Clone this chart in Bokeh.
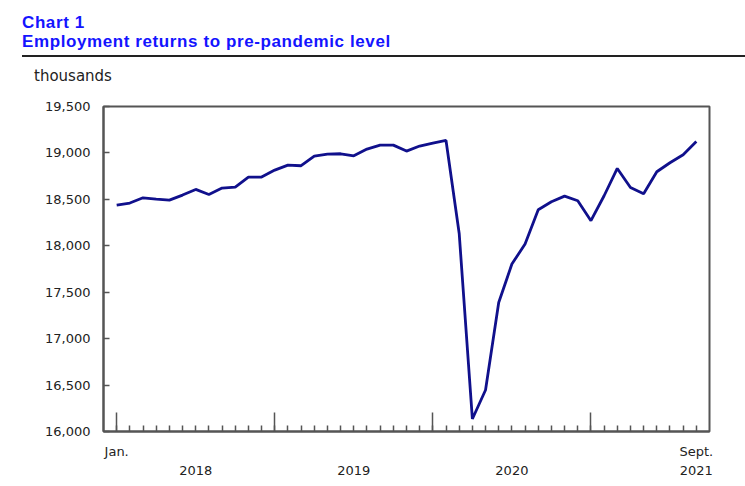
from bokeh.plotting import figure
from bokeh.models import (Range1d, FixedTicker, LinearAxis, NumeralTickFormatter, Div,
                          CustomLabelingPolicy)
from bokeh.layouts import column
from bokeh.embed import file_html
from bokeh.resources import INLINE

# ---- data (thousands, monthly, Jan 2018 - Sept 2021) ----
months = list(range(45))
employment = [18439, 18460, 18517, 18503, 18492, 18546, 18607, 18553, 18622, 18632, 18740, 18740,
              18815, 18869, 18862, 18966, 18988, 18991, 18969, 19041, 19084, 19084, 19020, 19074,
              19106, 19134, 18133, 16135, 16447, 17390, 17803, 18019, 18388, 18474, 18535, 18485,
              18270, 18539, 18833, 18628, 18560, 18797, 18894, 18980, 19123]
year_starts = [0, 12, 24, 36]
month_label_pos = [0, 44]
month_labels = ["Jan.", "Sept."]
year_label_pos = [6, 18, 30, 44]
year_labels = ["2018", "2019", "2020", "2021"]
y_ticks = [16000, 16500, 17000, 17500, 18000, 18500, 19000, 19500]

FRAME = "#555555"
TXT = "#222222"
FONT = "DejaVu Sans"

header = Div(
    text=("<div style=\"margin-left:22px;width:723px;box-sizing:border-box;"
          "border-bottom:2px solid #222;padding:13px 0 4px 0;"
          "font-family:'Liberation Sans',Arial,sans-serif;font-weight:bold;font-size:17px;"
          "letter-spacing:0.6px;line-height:19px;color:#1414ff;white-space:nowrap;\">"
          "<div>Chart 1</div><div>Employment returns to pre-pandemic level</div></div>"
          "<div style=\"margin:10px 0 0 34px;font-family:'DejaVu Sans',Verdana,sans-serif;"
          "font-size:15px;line-height:18px;color:#222;\">thousands</div>"),
    width=745, height=85, margin=0,
)

p = figure(width=745, height=392, output_backend="svg", toolbar_location=None,
           x_range=Range1d(-1, 45), y_range=Range1d(16000, 19500),
           min_border_left=103, min_border_right=36, min_border_top=21, min_border_bottom=0,
           margin=0)
p.grid.visible = False
p.outline_line_color = FRAME
p.outline_line_width = 2
p.background_fill_color = "white"
p.border_fill_color = "white"

p.line(months, employment, line_color="#10108c", line_width=2.8)

# y axis
ya = p.yaxis[0]
ya.ticker = FixedTicker(ticks=y_ticks)
ya.formatter = NumeralTickFormatter(format="0,0")
ya.major_tick_in = 6
ya.major_tick_out = 0
ya.minor_tick_in = 0
ya.minor_tick_out = 0
ya.axis_line_color = FRAME
ya.axis_line_width = 2
ya.major_tick_line_color = FRAME
ya.major_tick_line_width = 1.5
ya.major_label_standoff = 13
ya.major_label_text_font = FONT
ya.major_label_text_font_size = "13px"
ya.major_label_text_color = TXT

# x axis: ticks only (labels hidden by policy)
xa = p.xaxis[0]
xa.ticker = FixedTicker(ticks=year_starts, minor_ticks=months)
xa.major_tick_in = 19
xa.major_tick_out = 0
xa.minor_tick_in = 6
xa.minor_tick_out = 0
xa.axis_line_color = FRAME
xa.axis_line_width = 2
xa.major_tick_line_color = FRAME
xa.major_tick_line_width = 1.5
xa.minor_tick_line_color = FRAME
xa.minor_tick_line_width = 1.5
xa.major_label_standoff = 0
xa.major_label_text_font_size = "0px"
xa.major_label_policy = CustomLabelingPolicy(
    code="for (const i of indices) { indices.unset(i) }\nreturn indices")

def label_axis(pos, labels, standoff):
    ax = LinearAxis(ticker=FixedTicker(ticks=pos),
                    major_label_overrides={pt: lab for pt, lab in zip(pos, labels)})
    ax.axis_line_color = None
    ax.major_tick_line_color = None
    ax.minor_tick_line_color = None
    ax.major_tick_in = 0
    ax.major_tick_out = 0
    ax.minor_tick_in = 0
    ax.minor_tick_out = 0
    ax.major_label_standoff = standoff
    ax.major_label_text_font = FONT
    ax.major_label_text_font_size = "13px"
    ax.major_label_text_color = TXT
    return ax

p.add_layout(label_axis(month_label_pos, month_labels, 12), "below")
p.add_layout(label_axis(year_label_pos, year_labels, 4), "below")

layout = column(header, p, spacing=0)
open("out.html", "w").write(file_html(layout, INLINE))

------------------------------

__Written instruction__: Go from the first line of the listing to the line holding "from bokeh.resources import INLINE" and, please, transcribe those lines exactly, both included, with no pictures.

__Exercise answer__:
Clone this chart in Bokeh.
from bokeh.plotting import figure
from bokeh.models import (Range1d, FixedTicker, LinearAxis, NumeralTickFormatter, Div,
                          CustomLabelingPolicy)
from bokeh.layouts import column
from bokeh.embed import file_html
from bokeh.resources import INLINE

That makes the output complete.